Dies wird begleitet durch tiefe Meditation auf die reine Natur der Bewusstseinsenergie (Shakti) und ihre Präsenz in in allen Erscheinungsebenen und Formen der 'drei Welten'.

Man praktiziert intensive Widmung und Hingabe an die höchste Wirklichkeit - und ist dabei bestrebt, die in allem präsente ursprüngliche Einheit von Shiva und Shakti zu realisieren. So wird letztlich das nichtduale Bewusstsein verwirklicht - sowohl in der Stille wie in der Aktivität.

Vollendung

Man ist bestrebt, in direkter Erfahrung das zu erkennen, was jenseits all dieser Begriffe, Namen und Formen ist - das, worin jedes dieser Systeme einfließt in eine immerwährend existente Vollständigkeit.

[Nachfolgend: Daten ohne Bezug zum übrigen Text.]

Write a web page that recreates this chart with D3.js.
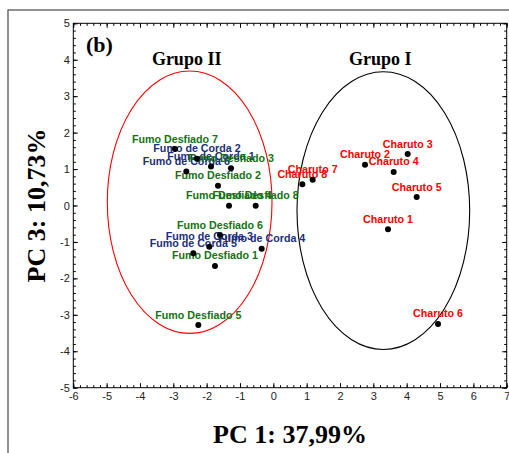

Obgleich nicht mit Worten beschreibbar, bezeichnet man es aus praktischen Gründen als Sat-cit-ananda:
existentielles Sein - reines Bewusstsein - transzendente Freude des Vollständigseins.

Diese direkte Erfahrung ist das Ergebnis des Rückzugs des Bewusstseins in sushumna - dem zentralen Energiestrom.

Im Verlauf dieses Rückzugs fallen alle Erfahrungen gleichsam 'in einem Punkt zusammen' - dem Punkt, aus dem sie ursprünglich entstanden sind. Dieser Punkt wird als Bindu bezeichnet und in manchen Texten mit einer Perle verglichen. Dieser Bindu bildet das Ende der subtilsten Aspekten des Geistes - das Ende von Zeit, Raum und Verursachung. Er ist das Tor zum Absoluten. Jenseits davon sind Geist und seine Inhalte transzendiert.

Ein gründliches Verständnis all dieser Prinzipien ist essentiell für die fortgeschrittene Meditation.